- Location: Near Tiaret, Algeria
- Date: 23–24 December 1997
- Deaths: 48–117 villagers

= Sid El-Antri massacre =

1997 mass killings near Tiaret, Algeria

The Sid El-Antri massacre was a mass killing of civilians in the hamlets of Shari and Sidi el Antar, near Tiaret, Algeria, on the night of 23-24 December 1997, during the Algerian Civil War. Contemporary reports gave sharply different casualty figures. Algerian authorities said that 48 people were killed near Tiaret, while newspaper reports placed the toll for the two hamlets at between 81 and 120 dead. The victims included large numbers of women and children.

==Background==
The massacre took place during a late-1997 wave of large-scale village killings in Algeria. Human Rights Watch later wrote that the massacres that began in August 1997 continued into early 1998 and were concentrated in isolated communities around Algiers and in western Algeria. Outrage focused both on the perpetrators, who were initially identified in much reporting as the Armed Islamic Group (GIA), and on the security forces' failure to protect civilians.

==Massacre==
A statement broadcast on Algerian state radio said that gunmen killed 48 people near Tiaret and 11 others in a separate attack at Bainem on the edge of Algiers. The authorities blamed the killings on "terrorists", their standard term for Islamist insurgents.

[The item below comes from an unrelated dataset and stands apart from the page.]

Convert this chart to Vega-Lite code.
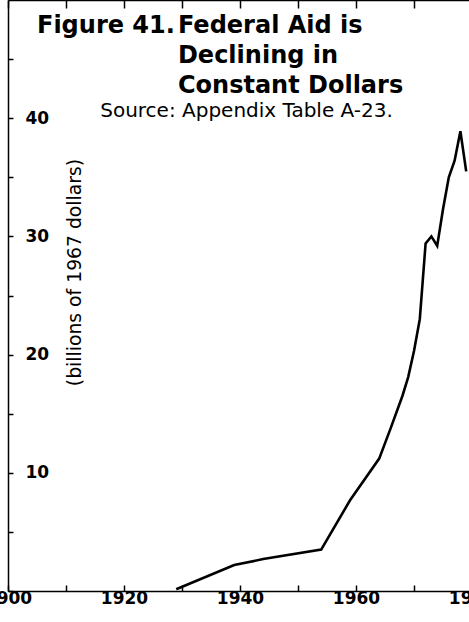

Press reports described a significantly higher toll in the Tiaret area. El País, citing Algerian security services and local newspapers, reported that the press put the overall death toll from the Tiaret killings at between 81 and 120, including 15 children. The Irish Times reported that 28 villagers were killed in Shari and 53 in neighbouring Sidi el Antar; those reported killed in Shari included 15 children, a six-month-old baby, an 88-year-old man and five women. Contemporary accounts of the attack on Shari said that many victims had their throats slit and their bodies hacked to pieces.

==Aftermath==
The killings were followed within two days by another massacre in nearby Zouabria, where Reuters reported that 26 or 27 villagers were killed. The same Reuters report said Algerian newspapers had described the earlier killings in Shari and Sidi el Antar as similar massacres in neighbouring villages, while the government maintained its lower official toll of 48 dead for the Tiaret attacks. In early January 1998, Amnesty International said that official casualty figures in Algeria were consistently lower than those reported by the press and eyewitnesses, and renewed its call for an international investigation into the massacres. Human Rights Watch later described the late-1997 village massacres as a major source of domestic and international outrage because of both the brutality of the attacks and the security forces' failure to protect civilians.